EXERCISE INPUTS:
_ _ _ _
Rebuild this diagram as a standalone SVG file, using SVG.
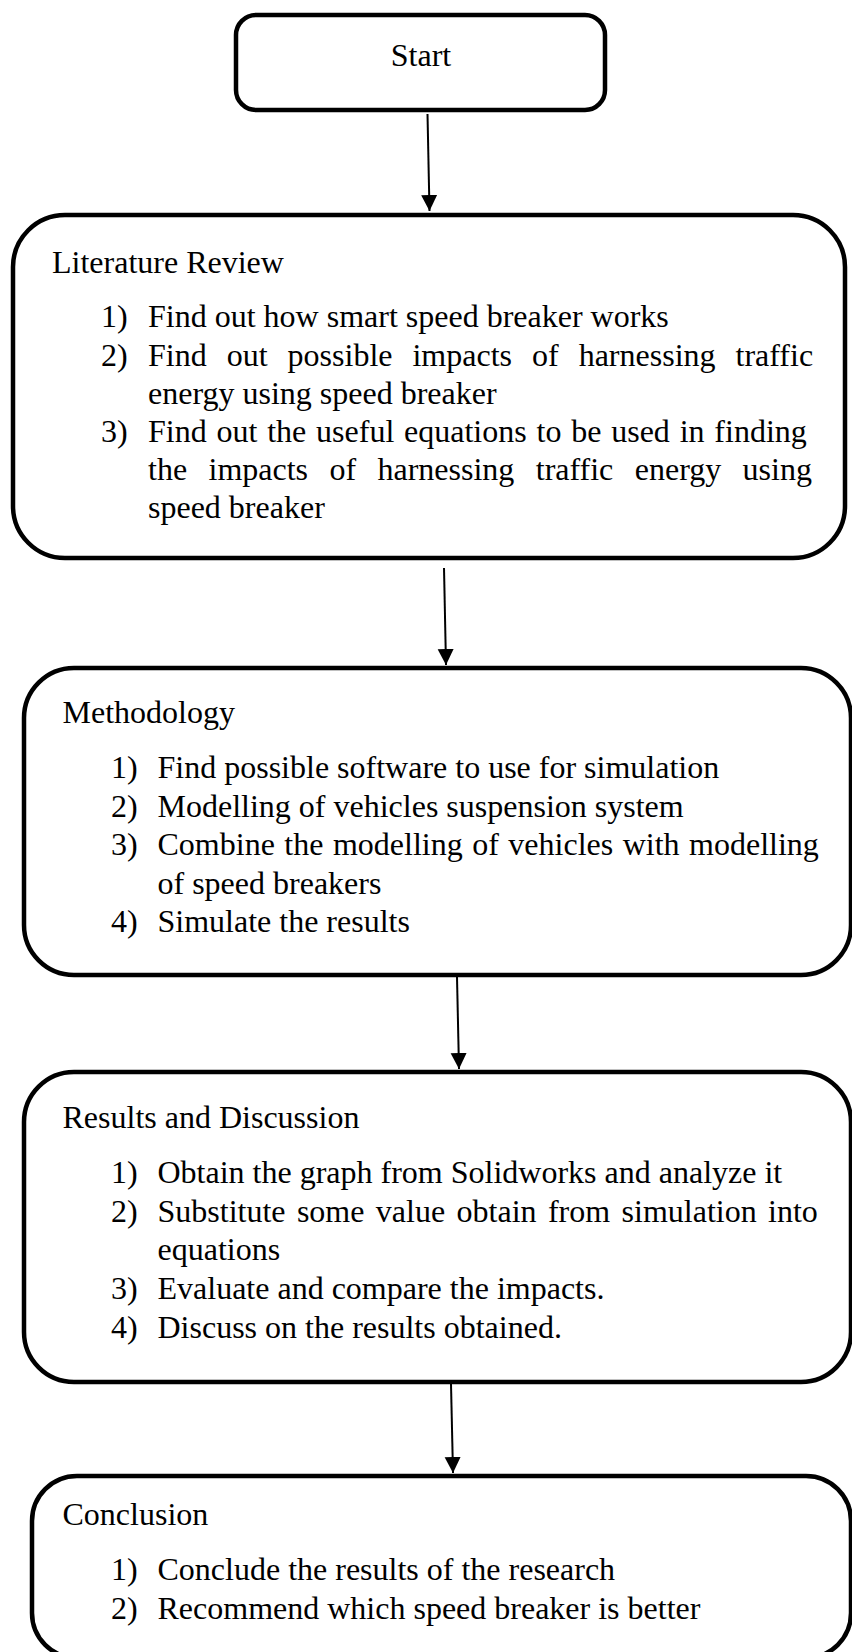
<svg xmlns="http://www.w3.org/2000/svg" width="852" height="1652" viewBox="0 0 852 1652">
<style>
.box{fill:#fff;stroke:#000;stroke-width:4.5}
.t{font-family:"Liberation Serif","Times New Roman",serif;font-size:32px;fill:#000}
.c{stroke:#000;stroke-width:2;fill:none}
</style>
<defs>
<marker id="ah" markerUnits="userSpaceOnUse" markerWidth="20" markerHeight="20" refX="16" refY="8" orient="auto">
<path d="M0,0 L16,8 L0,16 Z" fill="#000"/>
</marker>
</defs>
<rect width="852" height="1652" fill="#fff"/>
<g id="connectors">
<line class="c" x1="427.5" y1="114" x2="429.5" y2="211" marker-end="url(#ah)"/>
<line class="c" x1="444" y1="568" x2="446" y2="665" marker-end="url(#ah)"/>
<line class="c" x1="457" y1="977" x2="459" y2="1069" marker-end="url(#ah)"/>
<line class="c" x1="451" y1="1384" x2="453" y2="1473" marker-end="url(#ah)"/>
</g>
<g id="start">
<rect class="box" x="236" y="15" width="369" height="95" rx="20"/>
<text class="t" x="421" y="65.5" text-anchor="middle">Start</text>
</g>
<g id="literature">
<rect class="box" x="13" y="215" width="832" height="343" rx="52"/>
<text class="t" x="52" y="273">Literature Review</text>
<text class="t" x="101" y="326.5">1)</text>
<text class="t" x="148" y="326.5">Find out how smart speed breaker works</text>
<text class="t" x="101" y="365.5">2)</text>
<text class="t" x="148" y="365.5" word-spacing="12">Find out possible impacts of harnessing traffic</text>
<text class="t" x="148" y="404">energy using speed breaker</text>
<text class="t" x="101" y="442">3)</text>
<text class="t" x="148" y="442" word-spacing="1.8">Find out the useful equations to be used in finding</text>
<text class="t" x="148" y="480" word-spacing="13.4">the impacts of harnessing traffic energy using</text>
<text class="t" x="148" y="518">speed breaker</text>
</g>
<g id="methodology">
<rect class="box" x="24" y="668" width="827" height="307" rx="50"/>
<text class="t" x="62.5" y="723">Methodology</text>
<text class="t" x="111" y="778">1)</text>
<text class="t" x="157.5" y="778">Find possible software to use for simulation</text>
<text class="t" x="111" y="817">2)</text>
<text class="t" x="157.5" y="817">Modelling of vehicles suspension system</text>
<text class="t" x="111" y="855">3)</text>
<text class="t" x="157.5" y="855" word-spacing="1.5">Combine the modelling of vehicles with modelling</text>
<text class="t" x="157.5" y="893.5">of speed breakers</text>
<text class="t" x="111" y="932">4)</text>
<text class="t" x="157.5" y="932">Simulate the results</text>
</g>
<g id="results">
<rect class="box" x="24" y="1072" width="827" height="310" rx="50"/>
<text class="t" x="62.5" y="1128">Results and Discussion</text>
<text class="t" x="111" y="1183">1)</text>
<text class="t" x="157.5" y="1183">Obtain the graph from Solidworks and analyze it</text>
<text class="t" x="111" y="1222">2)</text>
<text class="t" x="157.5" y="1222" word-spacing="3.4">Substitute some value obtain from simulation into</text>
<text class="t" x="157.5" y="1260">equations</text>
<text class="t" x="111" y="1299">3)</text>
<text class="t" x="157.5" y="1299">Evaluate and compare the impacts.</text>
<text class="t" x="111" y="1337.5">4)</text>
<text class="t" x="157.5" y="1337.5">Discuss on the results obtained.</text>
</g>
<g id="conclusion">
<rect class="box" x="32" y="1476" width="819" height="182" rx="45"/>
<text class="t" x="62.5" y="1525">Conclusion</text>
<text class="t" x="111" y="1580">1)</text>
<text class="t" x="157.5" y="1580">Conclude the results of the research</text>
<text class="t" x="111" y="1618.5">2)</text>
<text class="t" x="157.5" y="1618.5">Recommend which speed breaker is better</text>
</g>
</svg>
_ _ _ _
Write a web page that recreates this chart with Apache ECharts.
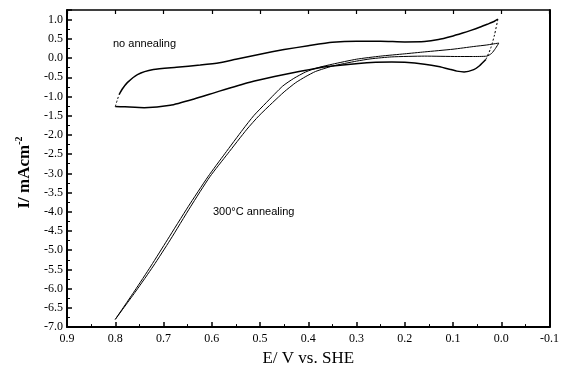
_ _ _ _
THE EXERCISE: Check every line of the data above for the string "this", and copy those that have it.

FINISHED EXERCISE:
Rebuild this diagram as a standalone SVG file, using SVG.
Write a web page that recreates this chart with Apache ECharts.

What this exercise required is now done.